§ **SHORT EXERCISE**:
Give, as a bare number, the count of lines that contain the word "this".

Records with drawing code
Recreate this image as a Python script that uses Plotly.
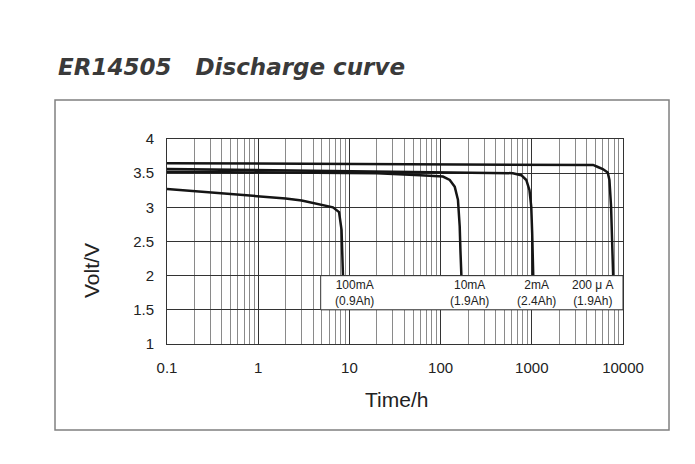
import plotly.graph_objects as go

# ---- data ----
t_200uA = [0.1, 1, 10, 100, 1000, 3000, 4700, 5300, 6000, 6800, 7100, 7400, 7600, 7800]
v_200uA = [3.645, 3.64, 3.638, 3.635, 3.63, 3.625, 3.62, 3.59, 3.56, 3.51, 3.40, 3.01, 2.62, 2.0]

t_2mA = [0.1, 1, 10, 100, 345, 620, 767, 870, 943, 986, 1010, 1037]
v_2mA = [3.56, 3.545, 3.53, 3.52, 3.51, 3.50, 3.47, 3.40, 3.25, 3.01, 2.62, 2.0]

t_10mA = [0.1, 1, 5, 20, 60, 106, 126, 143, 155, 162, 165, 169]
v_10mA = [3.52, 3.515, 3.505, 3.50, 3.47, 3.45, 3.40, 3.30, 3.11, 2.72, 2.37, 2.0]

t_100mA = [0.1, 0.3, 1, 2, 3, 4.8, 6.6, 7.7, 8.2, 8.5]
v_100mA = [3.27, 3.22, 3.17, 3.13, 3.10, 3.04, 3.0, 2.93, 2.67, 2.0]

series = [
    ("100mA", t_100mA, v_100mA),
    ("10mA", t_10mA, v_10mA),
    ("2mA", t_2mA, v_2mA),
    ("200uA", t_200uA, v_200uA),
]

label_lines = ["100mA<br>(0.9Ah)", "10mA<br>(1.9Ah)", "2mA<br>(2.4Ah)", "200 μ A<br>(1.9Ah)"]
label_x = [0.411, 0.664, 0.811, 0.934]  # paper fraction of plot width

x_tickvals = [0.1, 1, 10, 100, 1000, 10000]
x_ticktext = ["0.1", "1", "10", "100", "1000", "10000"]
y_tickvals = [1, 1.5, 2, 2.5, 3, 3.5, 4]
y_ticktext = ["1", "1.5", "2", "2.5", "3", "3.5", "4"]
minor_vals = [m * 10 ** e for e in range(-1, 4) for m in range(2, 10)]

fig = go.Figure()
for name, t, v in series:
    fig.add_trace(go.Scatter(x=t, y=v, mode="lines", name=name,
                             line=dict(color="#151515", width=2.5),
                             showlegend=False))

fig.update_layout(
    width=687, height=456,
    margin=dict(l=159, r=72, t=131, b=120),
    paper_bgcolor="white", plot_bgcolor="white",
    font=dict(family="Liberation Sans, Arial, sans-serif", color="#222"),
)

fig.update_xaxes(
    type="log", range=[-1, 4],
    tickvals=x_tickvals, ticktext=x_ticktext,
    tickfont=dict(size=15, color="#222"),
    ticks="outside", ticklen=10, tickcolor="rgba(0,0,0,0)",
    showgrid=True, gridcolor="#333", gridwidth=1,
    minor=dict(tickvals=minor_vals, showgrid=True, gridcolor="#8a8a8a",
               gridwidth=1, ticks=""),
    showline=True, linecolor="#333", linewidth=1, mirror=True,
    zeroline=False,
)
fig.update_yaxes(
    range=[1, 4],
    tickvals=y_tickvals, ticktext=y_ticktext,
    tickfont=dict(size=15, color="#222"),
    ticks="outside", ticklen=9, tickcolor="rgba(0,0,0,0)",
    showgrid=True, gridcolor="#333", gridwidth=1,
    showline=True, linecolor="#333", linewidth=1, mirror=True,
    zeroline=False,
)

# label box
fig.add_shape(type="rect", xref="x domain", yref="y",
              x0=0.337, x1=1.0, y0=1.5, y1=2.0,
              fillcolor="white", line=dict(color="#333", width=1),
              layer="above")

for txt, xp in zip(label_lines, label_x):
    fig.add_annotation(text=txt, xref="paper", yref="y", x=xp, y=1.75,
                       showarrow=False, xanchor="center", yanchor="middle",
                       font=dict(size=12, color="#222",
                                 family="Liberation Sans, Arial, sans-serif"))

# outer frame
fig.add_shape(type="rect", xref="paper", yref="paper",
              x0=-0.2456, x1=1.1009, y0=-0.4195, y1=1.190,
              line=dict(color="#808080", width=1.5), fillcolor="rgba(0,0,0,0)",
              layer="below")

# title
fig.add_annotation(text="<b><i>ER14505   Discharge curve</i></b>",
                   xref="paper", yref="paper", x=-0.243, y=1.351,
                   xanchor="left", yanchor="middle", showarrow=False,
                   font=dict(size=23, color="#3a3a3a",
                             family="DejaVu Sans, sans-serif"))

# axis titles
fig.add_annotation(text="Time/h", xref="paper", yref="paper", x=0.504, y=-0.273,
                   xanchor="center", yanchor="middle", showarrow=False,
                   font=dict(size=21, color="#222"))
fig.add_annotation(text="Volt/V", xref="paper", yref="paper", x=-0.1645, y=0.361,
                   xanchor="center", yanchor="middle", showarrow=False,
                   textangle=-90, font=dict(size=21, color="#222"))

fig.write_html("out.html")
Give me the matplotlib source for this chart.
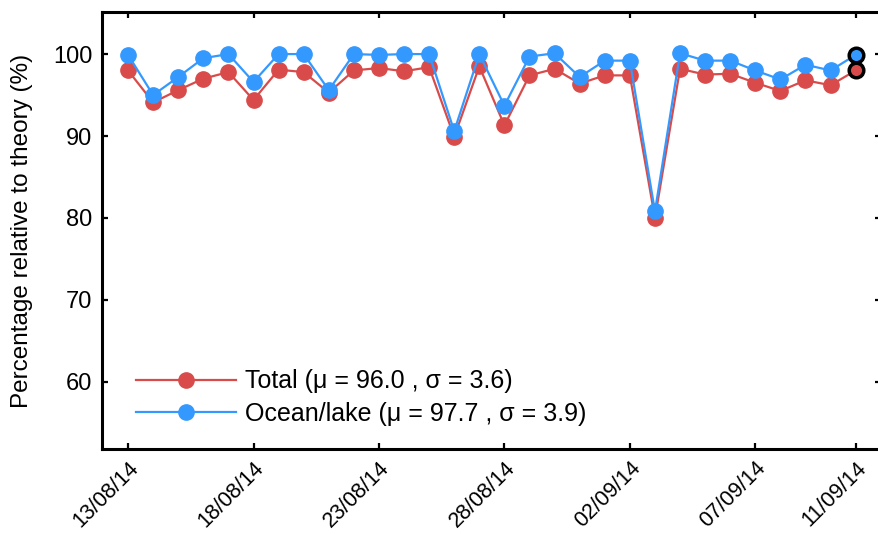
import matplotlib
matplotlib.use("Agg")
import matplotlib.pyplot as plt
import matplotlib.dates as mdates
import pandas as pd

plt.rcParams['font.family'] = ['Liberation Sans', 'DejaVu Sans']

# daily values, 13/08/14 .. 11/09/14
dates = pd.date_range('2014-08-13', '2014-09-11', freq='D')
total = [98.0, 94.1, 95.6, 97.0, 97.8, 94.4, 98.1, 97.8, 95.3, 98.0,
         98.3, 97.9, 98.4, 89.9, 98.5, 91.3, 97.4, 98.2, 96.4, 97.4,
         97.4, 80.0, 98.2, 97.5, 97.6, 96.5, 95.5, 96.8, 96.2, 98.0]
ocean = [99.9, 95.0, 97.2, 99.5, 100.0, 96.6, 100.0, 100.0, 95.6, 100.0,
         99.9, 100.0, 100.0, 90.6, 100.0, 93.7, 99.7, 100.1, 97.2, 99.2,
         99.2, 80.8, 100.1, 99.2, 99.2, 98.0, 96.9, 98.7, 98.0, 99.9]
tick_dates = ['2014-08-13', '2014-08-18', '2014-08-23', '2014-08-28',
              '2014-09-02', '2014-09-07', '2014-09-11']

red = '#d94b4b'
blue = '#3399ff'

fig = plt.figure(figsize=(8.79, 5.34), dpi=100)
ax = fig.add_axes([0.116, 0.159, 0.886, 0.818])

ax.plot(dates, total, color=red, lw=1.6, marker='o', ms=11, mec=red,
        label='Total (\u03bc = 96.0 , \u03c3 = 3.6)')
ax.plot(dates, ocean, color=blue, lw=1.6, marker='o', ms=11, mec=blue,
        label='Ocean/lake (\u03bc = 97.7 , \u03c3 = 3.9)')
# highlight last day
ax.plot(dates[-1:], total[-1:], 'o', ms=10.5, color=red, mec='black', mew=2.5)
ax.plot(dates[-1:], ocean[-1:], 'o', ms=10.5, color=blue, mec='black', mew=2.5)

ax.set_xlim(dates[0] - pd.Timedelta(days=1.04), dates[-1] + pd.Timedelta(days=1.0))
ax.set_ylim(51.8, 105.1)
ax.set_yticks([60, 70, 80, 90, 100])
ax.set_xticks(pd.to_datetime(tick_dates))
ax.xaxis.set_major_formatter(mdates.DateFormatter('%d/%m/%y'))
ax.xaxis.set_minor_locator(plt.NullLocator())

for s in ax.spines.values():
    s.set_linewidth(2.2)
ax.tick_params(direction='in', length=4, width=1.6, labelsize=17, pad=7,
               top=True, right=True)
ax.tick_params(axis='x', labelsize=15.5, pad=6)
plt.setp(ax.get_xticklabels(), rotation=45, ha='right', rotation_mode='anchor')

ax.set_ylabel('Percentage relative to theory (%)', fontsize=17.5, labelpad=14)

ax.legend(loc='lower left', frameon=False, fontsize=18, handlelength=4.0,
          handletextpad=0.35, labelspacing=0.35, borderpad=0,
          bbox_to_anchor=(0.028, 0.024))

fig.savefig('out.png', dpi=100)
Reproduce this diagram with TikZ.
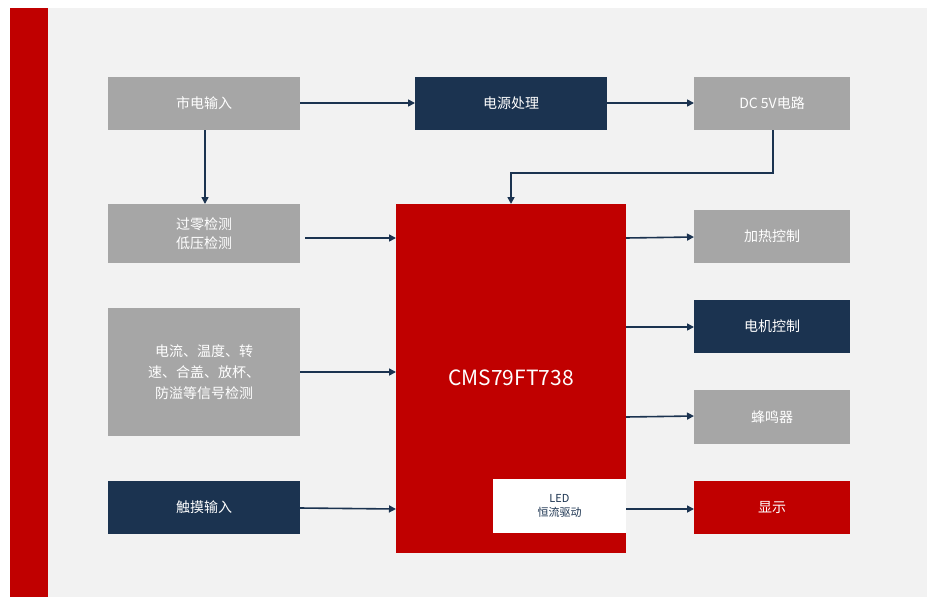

§ **ANSWER**:
3